The election of Péter Magyar as Prime Minister earlier this year was a seismic political event by any measure. Magyar, a former insider who turned against the Orbán establishment and built a grassroots movement with remarkable speed, captured the imagination of Hungarians exhausted by years of democratic backsliding, corruption scandals, and international isolation. His TISZA party swept to power on a wave of anti-Orbán sentiment, promising to restore Hungary's place within European democratic norms and repair relations with Brussels.

Yet on the specific question of LGBTQ+ rights, Magyar has been conspicuously, and to many, frustratingly ambiguous. During the campaign, he largely avoided the issue, making a calculated decision not to alienate conservative voters in rural Hungary who remain skeptical or hostile to LGBTQ+ equality. He did not attend this year's Pride march — a symbolic absence noticed keenly by activists and participants.

However, Magyar has offered occasional signals that suggest at least a rhetorical departure from the Orbán era's aggressive hostility. In a recent public statement, he remarked that 'nobody should be stigmatised because of the way they love' — words that, while warm in tone, fall well short of concrete policy commitments. The statement has left Hungary's LGBTQ+ community in a state of interpretive limbo: encouraged by the sentiment but wary of mistaking rhetoric for reform.

What the European Union Is Watching For

Beyond Hungary's borders, the Budapest Pride and the Magyar government's handling of LGBTQ+ policy is being watched closely by European institutions and human rights organizations. The European Commission has long used Hungary's LGBTQ+ legislation as a central exhibit in its broader case against Budapest's democratic regression. Under Article 7 of the EU Treaty, the bloc has the power to suspend a member state's voting rights for persistent violations of EU values — a process that was initiated against Hungary but stalled due to political complexities.

Should Magyar move to repeal or substantially amend the 2021 'anti-propaganda' law and other discriminatory statutes, it could significantly accelerate Hungary's reintegration into the EU's mainstream and unlock billions in frozen cohesion funds. Conversely, if Magyar governs on LGBTQ+ issues in a manner that largely preserves the Orbán-era legal framework while softening the rhetoric, Brussels may find itself in an awkward position — wanting to reward democratic progress while confronting the ongoing legal reality faced by LGBTQ+ Hungarians.

Civil Society's Moment

Hungarian LGBTQ+ civil society organizations, many of which operated under significant pressure during the Orbán years, are now navigating a delicate transition. Some leaders are urging caution, warning against assuming that electoral change automatically translates into legislative progress. Others are seizing the moment, planning sustained advocacy campaigns aimed at pushing the Magyar government toward concrete commitments on equal rights, adoption access, legal gender recognition, and the repeal of discriminatory laws.

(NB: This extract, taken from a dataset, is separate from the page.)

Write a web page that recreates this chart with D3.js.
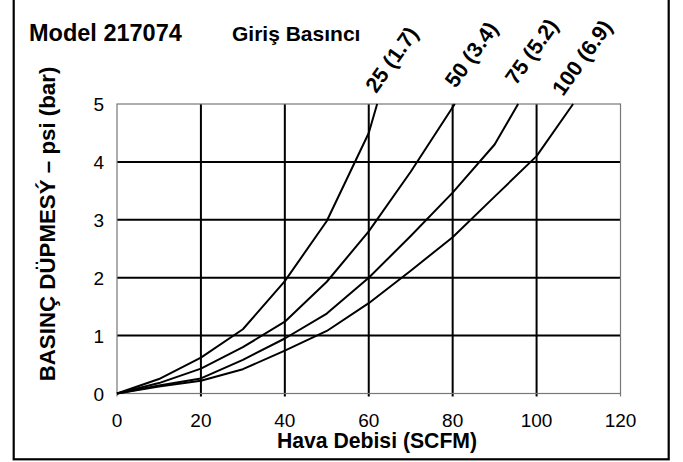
<!DOCTYPE html>
<html><head><meta charset="utf-8">
<script src="https://cdn.jsdelivr.net/npm/d3@7"></script>
<style>
html,body{margin:0;padding:0;background:#fff;}
svg{display:block;font-family:"Liberation Sans",Arial,Helvetica,sans-serif;}
</style></head>
<body>
<svg id="chart" width="683" height="462"></svg>
<script>
// ---- data ----
const title = "Model 217074";
const legendTitle = "Giriş Basıncı";
const xTitle = "Hava Debisi (SCFM)";
const yTitle = "BASINÇ DÜPMESÝ – psi (bar)";
const xTicks = [0, 20, 40, 60, 80, 100, 120];
const yTicks = [0, 1, 2, 3, 4, 5];
const seriesNames = ["25 (1.7)", "50 (3.4)", "75 (5.2)", "100 (6.9)"];
const flow25  = [0, 10, 20, 30, 40, 50, 60, 62];
const drop25  = [0, 0.25, 0.62, 1.11, 1.94, 2.98, 4.5, 5];
const flow50  = [0, 10, 20, 30, 40, 50, 60, 70, 80.5];
const drop50  = [0, 0.18, 0.43, 0.8, 1.24, 1.93, 2.8, 3.83, 5];
const flow75  = [0, 10, 20, 30, 40, 50, 60, 70, 80, 90, 95.6];
const drop75  = [0, 0.14, 0.26, 0.58, 0.95, 1.38, 2.0, 2.72, 3.47, 4.3, 5];
const flow100 = [0, 10, 20, 30, 40, 50, 60, 70, 80, 90, 100, 108.7];
const drop100 = [0, 0.12, 0.22, 0.42, 0.74, 1.08, 1.56, 2.12, 2.7, 3.4, 4.1, 5];

const series = [
  {name: seriesNames[0], x: flow25,  y: drop25},
  {name: seriesNames[1], x: flow50,  y: drop50},
  {name: seriesNames[2], x: flow75,  y: drop75},
  {name: seriesNames[3], x: flow100, y: drop100}
];

// ---- layout ----
const svg = d3.select("#chart");
const L = 117, R = 620.5, T = 104, B = 393.5;
const x = d3.scaleLinear().domain([0, 120]).range([L, R]);
const y = d3.scaleLinear().domain([0, 5]).range([B, T]);

// outer frame
svg.append("rect").attr("x", 13.7).attr("y", -5).attr("width", 655).attr("height", 464.3)
  .attr("fill", "none").attr("stroke", "#000").attr("stroke-width", 2.2);

// interior grid
const g = svg.append("g");
g.selectAll("line.h").data(yTicks.filter(v => v > 0 && v < 5)).join("line")
  .attr("x1", L).attr("x2", R).attr("y1", d => y(d)).attr("y2", d => y(d))
  .attr("stroke", "#000").attr("stroke-width", 2);
g.selectAll("line.v").data(xTicks.filter(v => v > 0 && v < 120)).join("line")
  .attr("x1", d => x(d)).attr("x2", d => x(d)).attr("y1", T).attr("y2", B + 3)
  .attr("stroke", "#000").attr("stroke-width", 2);

// plot border (thin grey)
svg.append("rect").attr("x", L).attr("y", T).attr("width", R - L).attr("height", B - T)
  .attr("fill", "none").attr("stroke", "#777").attr("stroke-width", 1.2);
svg.selectAll("line.et").data([0, 120]).join("line")
  .attr("x1", d => x(d)).attr("x2", d => x(d)).attr("y1", B).attr("y2", B + 3)
  .attr("stroke", "#777").attr("stroke-width", 1.2);

// tick labels
svg.append("g").selectAll("text").data(xTicks).join("text")
  .attr("x", d => x(d)).attr("y", 427).attr("text-anchor", "middle")
  .attr("font-size", 19).attr("fill", "#000").text(d => d);
svg.append("g").selectAll("text").data(yTicks).join("text")
  .attr("x", 104).attr("y", d => y(d) + 7).attr("text-anchor", "end")
  .attr("font-size", 19).attr("fill", "#000").text(d => d);

// curves
const line = d3.line().x(d => x(d[0])).y(d => y(d[1]));
svg.append("g").selectAll("path").data(series).join("path")
  .attr("d", s => line(s.x.map((v, i) => [v, s.y[i]])))
  .attr("fill", "none").attr("stroke", "#000").attr("stroke-width", 2)
  .attr("stroke-linejoin", "round");

// series labels (rotated)
const labOff = [[-1, 94], [1, 89], [-2, 86], [-10, 97]];
svg.append("g").selectAll("text").data(series).join("text")
  .attr("transform", (s, i) => {
    const ex = x(s.x[s.x.length - 1]) + labOff[i][0];
    return `translate(${ex},${labOff[i][1]}) rotate(-54.5)`;
  })
  .attr("font-size", 21.5).attr("font-weight", "bold").attr("fill", "#000")
  .text(s => s.name);

// titles
svg.append("text").attr("x", 29).attr("y", 41).attr("font-size", 23.5).attr("font-weight", "bold")
  .text(title);
svg.append("text").attr("x", 232).attr("y", 41).attr("font-size", 21).attr("font-weight", "bold")
  .text(legendTitle);
svg.append("text").attr("x", 377).attr("y", 448).attr("text-anchor", "middle")
  .attr("font-size", 21.2).attr("font-weight", "bold").text(xTitle);
svg.append("text").attr("transform", "translate(55,224) rotate(-90)").attr("text-anchor", "middle")
  .attr("font-size", 22.3).attr("font-weight", "bold").text(yTitle);
</script>
</body></html>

For the thousands who marched through Budapest's streets on Saturday — waving rainbow flags, chanting slogans, and dancing in the summer heat — the march was both a political statement and a personal reclamation. For many, it was the first time they had felt safe enough to be openly, visibly themselves in their own capital city. Whether that safety becomes institutionalized in Hungarian law remains the defining question of this new political era.

Regional and Geopolitical Context

Hungary's LGBTQ+ politics do not exist in a vacuum. The country sits at the intersection of competing geopolitical narratives about European identity, sovereignty, and the limits of EU integration. Orbán cultivated close ties with Russia's Vladimir Putin and positioned himself as a defender of 'illiberal democracy,' a model he explicitly championed as an alternative to Western liberal norms. His approach to LGBTQ+ rights was part of this broader ideological project — a 'culture war' framing that resonated with similar movements in Poland, Serbia, and beyond.

Magyar's election is therefore significant not only for Hungary but for the broader European debate about the future of illiberalism on the continent. A successful democratic and rights-respecting transition in Budapest could weaken the intellectual credibility of the illiberal model across Central and Eastern Europe. Conversely, a half-measures approach could reinforce cynicism about the capacity of post-populist governments to deliver meaningful change.

Why it matters

Why It Matters: Budapest Pride 2025 is far more than a domestic cultural event — it is a geopolitical bellwether. Hungary under Orbán became the EU's most visible internal dissident, using LGBTQ+ restrictions as a marker of civilizational difference from Western Europe and as a bridge to authoritarian allies including Russia. The new Magyar government's approach to these issues will signal whether Hungary's democratic turn is substantive or cosmetic.

For the European Union, the stakes are institutional as well as moral. Billions in frozen funds, ongoing infringement proceedings, and the credibility of EU conditionality mechanisms all hinge on whether Budapest delivers real legislative reform. For LGBTQ+ rights advocates globally, Hungary represents a test case: can a post-populist government unwind years of discriminatory legal architecture without triggering a conservative backlash that derails its broader agenda?

Watch for: concrete legislative proposals to amend or repeal the 2021 law; whether Magyar attends or acknowledges future Pride events; and European Commission statements on Hungary's reform progress. These signals will define both Hungary's European trajectory and the wider battle over liberal democratic norms in Central Europe.